The capital costs of the project are estimated to be $14 million, and construction is expected to begin in summer 2024. The Gardiner is in the early stages of a fundraising campaign that will invite its donors, partners, volunteers, and the broader community to be a part of this vision and transformation.
Visit gardinermuseum.com for more information.
The Gardiner Museum is situated on the ancestral and traditional territories of many nations, including the Anishnabeg, the Chippewa, the Haudenosaunee, and the Wendat peoples, and is covered by Treaty 13 with the Mississaugas of the Credit First Nation. It is now home to many diverse First Nations, Inuit, and Métis peoples. As a museum that celebrates the material of the earth, the Gardiner Museum is committed to honouring Indigenous peoples' cultural and spiritual connections to the land. Reconciliation is central to our work as a museum, and we strive to celebrate Indigenous knowledge and creativity through our collections, exhibitions, and programming.

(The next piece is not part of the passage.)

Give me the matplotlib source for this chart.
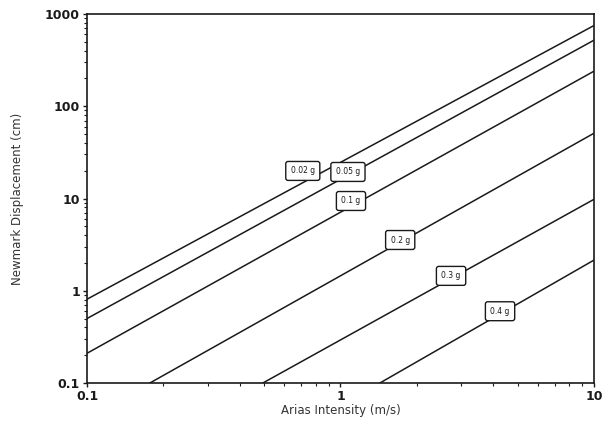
import matplotlib
matplotlib.use('Agg')
import matplotlib.pyplot as plt

# aceleracao critica de cada linha e os pontos extremos
acel = ['0.02 g', '0.05 g', '0.1 g', '0.2 g', '0.3 g', '0.4 g']
x_ini = [0.1, 0.1, 0.1, 0.177, 0.494, 1.43]
y_ini = [0.81, 0.50, 0.21, 0.1, 0.1, 0.1]
x_fim = [10, 10, 10, 10, 10, 10]
y_fim = [750, 520, 240, 51, 9.8, 2.15]

# posicao das etiquetas (caixinhas) sobre as linhas
lab_x = [0.71, 1.07, 1.10, 1.72, 2.73, 4.26]
lab_y = [19.9, 19.4, 9.4, 3.55, 1.45, 0.60]

fig = plt.figure(figsize=(6.14, 4.28), dpi=100)
ax = fig.add_axes([0.1417, 0.1051, 0.8257, 0.8622])

cor = '#1a1a1a'
for i in range(len(acel)):
    ax.plot([x_ini[i], x_fim[i]], [y_ini[i], y_fim[i]], color=cor, lw=1.1)
    ax.text(lab_x[i], lab_y[i], acel[i], fontsize=5.5, ha='center', va='center',
            color=cor, zorder=5,
            bbox=dict(boxstyle='round,pad=0.65,rounding_size=0.3', fc='white',
                      ec=cor, lw=1.0))

ax.set_xscale('log')
ax.set_yscale('log')
ax.set_xlim(0.1, 10)
ax.set_ylim(0.1, 1000)
ax.set_xticks([0.1, 1, 10])
ax.set_xticklabels(['0.1', '1', '10'])
ax.set_yticks([0.1, 1, 10, 100, 1000])
ax.set_yticklabels(['0.1', '1', '10', '100', '1000'])

ax.tick_params(which='major', direction='out', length=3, width=1, colors=cor,
               labelsize=9, pad=2)
ax.tick_params(which='minor', direction='out', length=2, width=0.8, colors=cor)
for lbl in ax.get_xticklabels() + ax.get_yticklabels():
    lbl.set_fontweight('bold')
for s in ax.spines.values():
    s.set_color(cor)
    s.set_linewidth(1.2)

ax.set_xlabel('Arias Intensity (m/s)', fontsize=8.5, color='#333333', labelpad=1)
ax.set_ylabel('Newmark Displacement (cm)', fontsize=8.5, color='#333333', labelpad=15)

fig.savefig('out.png', dpi=100)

The Radlett Foundation was established by William B.G. (Bill) Humphries and has a long-standing relationship with the Gardiner Museum. Objects from the Radlett Collection are currently on display in the first and second-floor galleries, with a focus on 18th-century English porcelain. Following Mr. Humphries's death on December 9, 2020, the Foundation donated more than 250 objects from Mr. Humphries's collection of ceramics and decorative arts to the Gardiner Museum. The Radlett Foundation's lead gift of $9-million is the catalyst for a full-scale reimagining of the Gardiner's ground floor, with a gallery of Indigenous ceramics at its centre, a tribute to Mr. Humphries's legacy of support for Indigenous communities.
Founded in 1978, Montgomery Sisam Architects is a mid-sized architectural firm based in Toronto, Ontario. It comprises a group of architects, designers, and technicians with diverse backgrounds, and a shared social consciousness. Montgomery Sisam's process is grounded in a sense of responsibility to the public, driven by dialogue and research, and focused on social, economic, and environmental sustainability. Montgomery Sisam has developed a reputation for design leadership that is supported by over 80 provincial, national and international design awards.
Andrew Jones is a Canadian designer who has worked for more than 25 years designing furniture and architectural interiors. Jones holds an MA in Furniture Design from the Royal College of Art in London and a degree in Architecture from the University of Toronto. His designs for the public realm include the iconic pink umbrellas at Toronto's award-winning Sugar Beach. In 2016, he designed the exhibition True Nordic: How Scandinavia Influenced Design in Canada, organized by the Gardiner Museum, and in 2019, he designed the Gardiner Museum's Joan Courtois Gallery, which spans three floors of the Museum's soaring stairwell.
The Gardiner Museum brings together people of all ages and communities through the shared values of creativity, wonder, and community that clay and ceramic traditions inspire.
We engage audiences with exhibitions, programs, and hands-on classes, while stewarding a significant permanent collection. We interpret historical ceramics to emphasize their relevance today, and champion emerging and established Canadian artists and their role in the broader world. We innovate through clay education, as we bring together the experience of making with a deeper understanding of the art of ceramics.
We believe in making, looking, and thinking through clay.
The Gardiner Museum has a collection of over 5,000 objects from the Ancient Americas, Europe, Japan and China, as well as contemporary works with an emphasis on leading Canadian artists. The Gardiner Museum is among the few museums in the world focused on ceramics and is one of the world's most notable specialty museums.